Electrocoagulation for magnetic seeding of colloidal particles

Abstract

Electrocoagulation (EC) was investigated as a magnetic seeding method to be used prior to a high-gradient magnetic separation (HGMS) process. Experimental results showed that particulates with significant magnetic susceptibility were formed by EC with steel electrodes. Magnetite was specifically formed most readily in a sodium chloride solution, in the absence of other ions, but also in surrogate wastewater under controlled conditions. These results suggest that EC could be employed in a magnetic seeding process in which paramagnetic particles are formed and then removed through high-gradient magnetic filtration (HGMF).

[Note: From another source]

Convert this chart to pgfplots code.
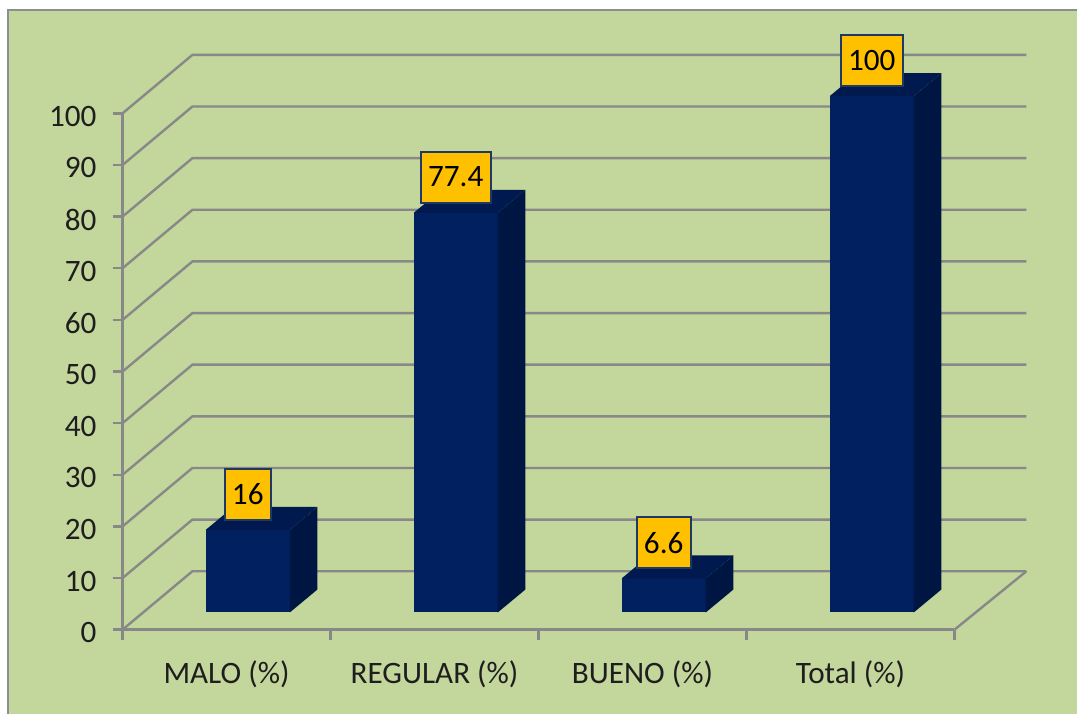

The effects of applied potential and current on the magnetic susceptibility and composition of particles formed by EC in a pure sodium chloride solution and in a surrogate wastewater solution were investigated by X-ray diffraction analysis, scanning electron microscopy (SEM), and magnetic susceptibility measurements. Results showed that pure magnetite particles of 100-nm diameter were formed in the sodium chloride solution. Various compounds were present in particles produced by the surrogate wastewater solution, indicating that the formation of magnetite particles was hindered by the presence of some cations and anions. Although these particles had a much lower magnetic susceptibility than magnetite particles, their magnetic susceptibility was relatively high and permitted good removal in HGMF. The removal of copper ions from both deionized water and surrogate wastewater by EC followed by HGMF was also investigated. Results obtained at pH 10 and 12 showed a higher copper ion removal from the deionized water solution than from the surrogate wastewater.